KEITH KINNAIRD | Hagadone News Network | UPDATED 7 years, 10 months AGO
by KEITH KINNAIRD
News Editor | March 1, 2017 12:00 AM

SANDPOINT — A Washington state couple is seeking damages from Schweitzer Mountain Resort for injuries a woman sustained on its tubing course.

Laurie and William Farmer of King County are seeking damages in excess of $100,000, according to a lawsuit filed in 1st District Court on Wednesday.

Counsel for Laurie Farmer contends she suffered permanent damage to her left knee after careening off the end of inner-tubing course and landed in a ravine on Feb. 15, 2015.

The 25-page civil complaint alleges that the Farmers and their two minor children were drawn to the Hermit’s Hollow tubing area because of slushy conditions on the resort’s ski slopes.

The couple’s counsel, Meridian attorney Matthew Williams, said above-freezing temperatures in the week leading up to the incident, which melted top layers of the snowpack. However, those temperatures dipped below freezing overnight and re-froze the melted layers.

An unidentified 5-year-old went down the course, crested a run-out berm at the bottom of the course and dislodged fencing that was staked into the snow. Employees placed rubber chevrons at the bottom of the course to help slow tubers, but they didn’t repair the fencing, the suit said.

The adult Farmers tethered their tubes with their kid’s tubs and set down the course. Their tubes shot over the run-out berm and through the fencing, according to the suit. Laurie Farmer suffered back, neck and knee injuries.

Laurie Farmer’s husband and child suffered scrapes, cuts and bruises, the lawsuit said.

The Farmers are seeking damages for negligence, dangerous conditions, negligent supervision, misrepresentation and other claims. The couple contends they were led to believe the tubing course was safe.

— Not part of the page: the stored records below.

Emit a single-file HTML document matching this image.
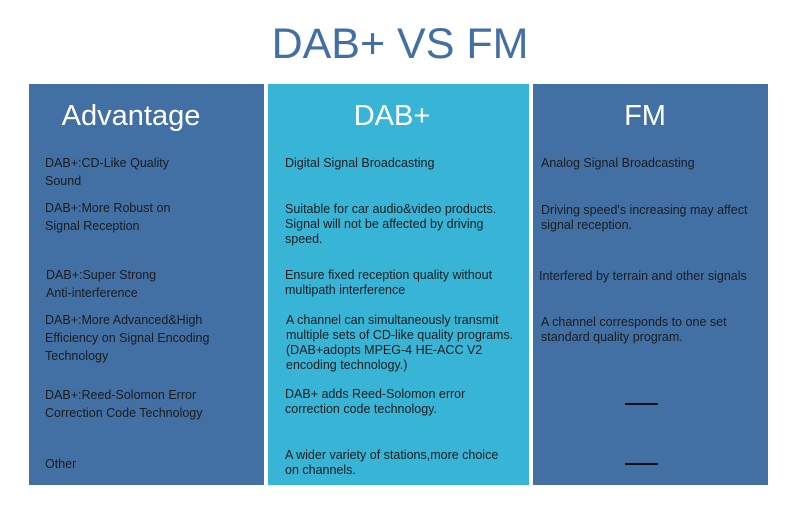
<!DOCTYPE html>
<html><head><meta charset="utf-8"><style>
body{margin:0;width:800px;height:530px;background:#fff;position:relative;overflow:hidden;font-family:"Liberation Sans",sans-serif}
.t{position:absolute;font-size:43px;color:#4270a5;left:0;width:800px;text-align:center;top:19px;line-height:50px}
.c{position:absolute;top:84px;height:401px}
.h{position:absolute;color:#fff;font-size:29px;font-weight:300;text-align:center;line-height:34px;top:99px}
.x{position:absolute;font-size:12.5px;color:#1c1c1c;line-height:15px;white-space:nowrap}
.a{line-height:18px}
.d{position:absolute;left:625px;width:33px;height:2px;background:#111}
</style></head><body>
<div class="t">DAB+ VS FM</div>
<div class="c" style="left:29px;width:235px;background:#4270a5"></div>
<div class="c" style="left:268px;width:261px;background:#38b4d6"></div>
<div class="c" style="left:533px;width:235px;background:#4270a5"></div>
<div class="h" style="left:29px;width:204px">Advantage</div>
<div class="h" style="left:268px;width:248px">DAB+</div>
<div class="h" style="left:533px;width:224px">FM</div>

<div class="x a" style="left:45px;top:154px">DAB+:CD-Like Quality<br>Sound</div>
<div class="x a" style="left:45px;top:199px">DAB+:More Robust on<br>Signal Reception</div>
<div class="x a" style="left:46px;top:266px">DAB+:Super Strong<br>Anti-interference</div>
<div class="x a" style="left:45px;top:311px">DAB+:More Advanced&amp;High<br>Efficiency on Signal Encoding<br>Technology</div>
<div class="x a" style="left:45px;top:386px">DAB+:Reed-Solomon Error<br>Correction Code Technology</div>
<div class="x a" style="left:45px;top:455px">Other</div>

<div class="x" style="left:285px;top:156px">Digital Signal Broadcasting</div>
<div class="x" style="left:285px;top:202px">Suitable for car audio&amp;video products.<br>Signal will not be affected by driving<br>speed.</div>
<div class="x" style="left:285px;top:268px">Ensure fixed reception quality without<br>multipath interference</div>
<div class="x" style="left:286px;top:313px">A channel can simultaneously transmit<br>multiple sets of CD-like quality programs.<br>(DAB+adopts MPEG-4 HE-ACC V2<br>encoding technology.)</div>
<div class="x" style="left:285px;top:387px">DAB+ adds Reed-Solomon error<br>correction code technology.</div>
<div class="x" style="left:285px;top:448px">A wider variety of stations,more choice<br>on channels.</div>

<div class="x" style="left:541px;top:156px">Analog Signal Broadcasting</div>
<div class="x" style="left:541px;top:203px">Driving speed's increasing may affect<br>signal reception.</div>
<div class="x" style="left:539px;top:269px">Interfered by terrain and other signals</div>
<div class="x" style="left:541px;top:315px">A channel corresponds to one set<br>standard quality program.</div>
<div class="d" style="top:403px"></div>
<div class="d" style="top:463px"></div>
</body></html>
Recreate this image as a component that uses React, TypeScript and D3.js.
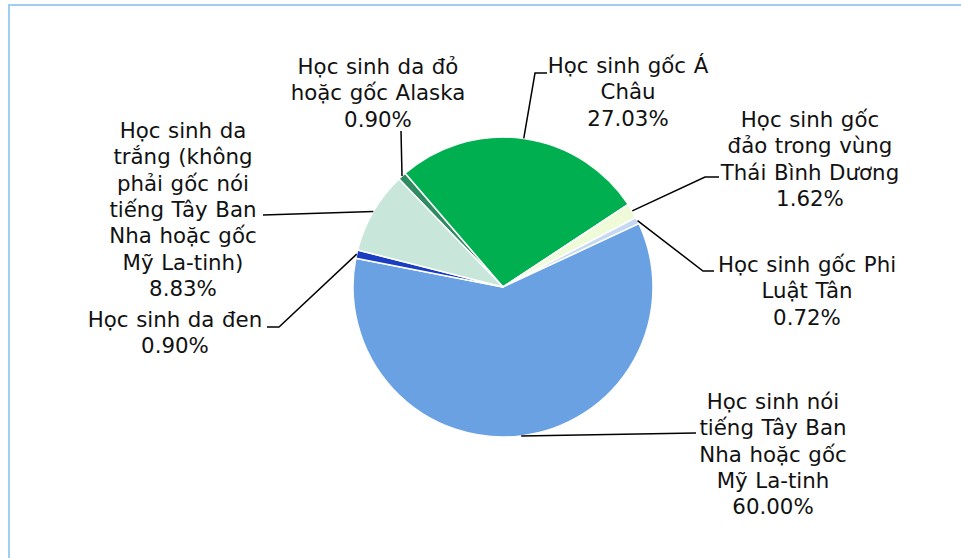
import React from "react";
import * as d3 from "d3";

const categories = [
  "Học sinh da đỏ hoặc gốc Alaska",
  "Học sinh gốc Á Châu",
  "Học sinh gốc đảo trong vùng Thái Bình Dương",
  "Học sinh gốc Phi Luật Tân",
  "Học sinh nói tiếng Tây Ban Nha hoặc gốc Mỹ La-tinh",
  "Học sinh da đen",
  "Học sinh da trắng (không phải gốc nói tiếng Tây Ban Nha hoặc gốc Mỹ La-tinh)",
];
const values = [0.9, 27.03, 1.62, 0.72, 60.0, 0.9, 8.83];
const labelLines = [
  ["Học sinh da đỏ", "hoặc gốc Alaska"],
  ["Học sinh gốc Á", "Châu"],
  ["Học sinh gốc", "đảo trong vùng", "Thái Bình Dương"],
  ["Học sinh gốc Phi", "Luật Tân"],
  ["Học sinh nói", "tiếng Tây Ban", "Nha hoặc gốc", "Mỹ La-tinh"],
  ["Học sinh da đen"],
  ["Học sinh da", "trắng (không", "phải gốc nói", "tiếng Tây Ban", "Nha hoặc gốc", "Mỹ La-tinh)"],
];
const colors = ["#2e8b62", "#00b050", "#eefad8", "#c6d9f0", "#6aa1e3", "#1b3ec0", "#c8e6da"];

// layout: label centre x, first baseline, leader points from label side
const labelLayout = [
  { x: 378, y: 74, pts: [[400, 131]] },
  { x: 628, y: 73, pts: [[547, 73], [535, 73]] },
  { x: 810, y: 127, pts: [[719, 177], [705, 177]] },
  { x: 807, y: 272, pts: [[714, 271], [703, 271]] },
  { x: 773, y: 409, pts: [[696, 433]] },
  { x: 175, y: 327, pts: [[267, 327], [279, 327]] },
  { x: 183, y: 138, pts: [[263, 215]] },
];

const W = 961;
const H = 558;
const cx = 503;
const cy = 287;
const R = 150;
const LH = 26.3;

export default function App() {
  const start = (-43.94 * Math.PI) / 180;
  const pie = d3
    .pie<number>()
    .sort(null)
    .value((d) => d)
    .startAngle(start)
    .endAngle(start + 2 * Math.PI);
  const arcs = pie(values);
  const arc = d3.arc<d3.PieArcDatum<number>>().innerRadius(0).outerRadius(R);
  const fmt = d3.format(".2f");

  return (
    <svg
      width={W}
      height={H}
      style={{ position: "absolute", left: 0, top: 0, background: "#fff" }}
      fontFamily="'DejaVu Sans', Verdana, sans-serif"
    >
      <rect x={9} y={5} width={W + 40} height={H + 40} fill="#fff" stroke="#9fcfee" strokeWidth={2} />
      <g transform={`translate(${cx},${cy})`}>
        {arcs.map((a, i) => (
          <path key={i} d={arc(a) || ""} fill={colors[i]} stroke="#fff" strokeWidth={1.5} strokeLinejoin="round" />
        ))}
      </g>
      {arcs.map((a, i) => {
        const mid = (a.startAngle + a.endAngle) / 2;
        const px = cx + R * Math.sin(mid);
        const py = cy - R * Math.cos(mid);
        const lay = labelLayout[i];
        const pts: [number, number][] = [[px, py], ...lay.pts.slice().reverse().map((p) => [p[0], p[1]] as [number, number])];
        if (i === 0) pts[1] = [px - 1, lay.pts[0][1]];
        const line = d3.line()(pts) || "";
        return <path key={"l" + i} d={line} fill="none" stroke="#000" strokeWidth={1.5} />;
      })}
      {labelLayout.map((lay, i) => {
        const lines = [...labelLines[i], fmt(values[i]) + "%"];
        return (
          <text key={"t" + i} x={lay.x} y={lay.y} textAnchor="middle" fontSize={21.33} fill="#111" wordSpacing={0.8}>
            {lines.map((s, j) => (
              <tspan key={j} x={lay.x} y={lay.y + j * LH}>
                {s}
              </tspan>
            ))}
          </text>
        );
      })}
    </svg>
  );
}
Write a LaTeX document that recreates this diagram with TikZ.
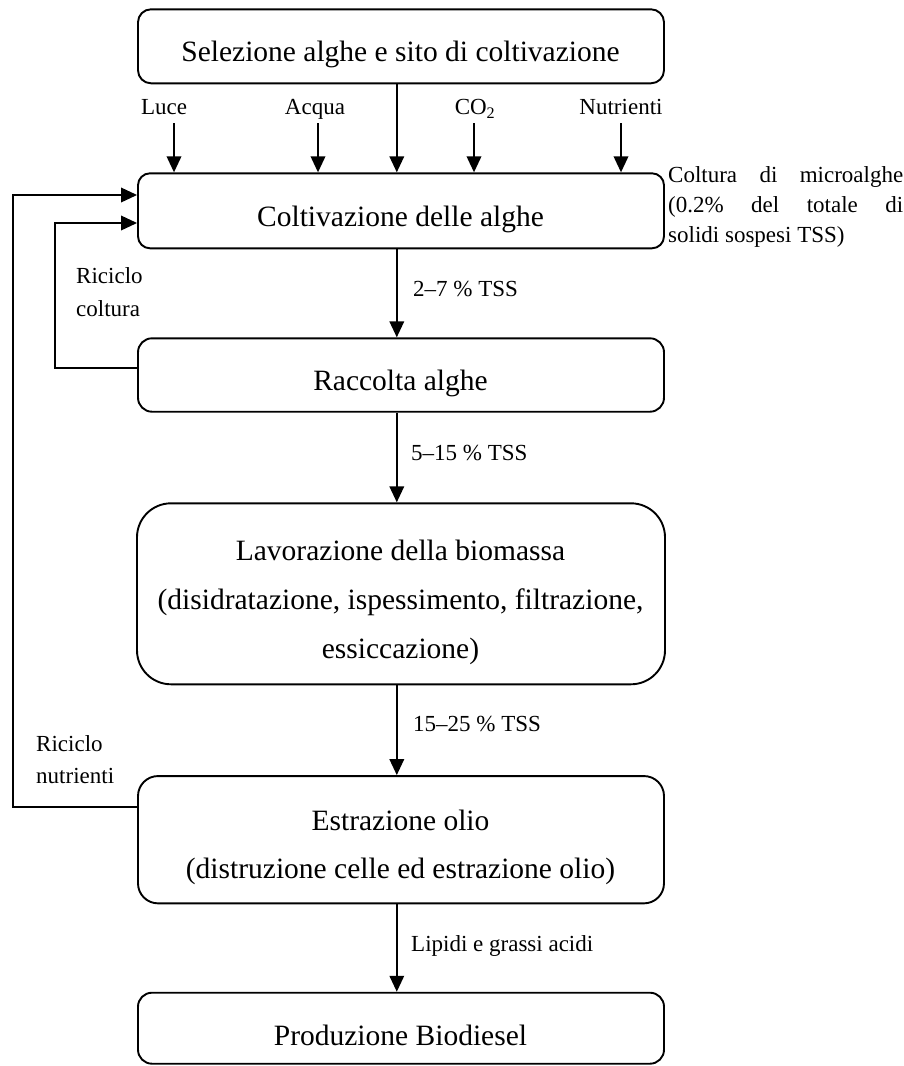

Schweitzer was sued in 2013 after a woman was injured on the tubing course, but the litigation was ultimately dismissed with prejudice, 1st District Court records show.

Matthews said his clients signed a release of liability prior to using the tubing course, but he argues the document is “procedurally and substantively unconscionable.”

“The tubing agreement addresses the inherent risks associated with snow tubing. The release does not and cannot release the defendants from unreasonably dangerous conditions or unreasonable risks of harm or injury are not contemplated within the release,” Matthews wrote.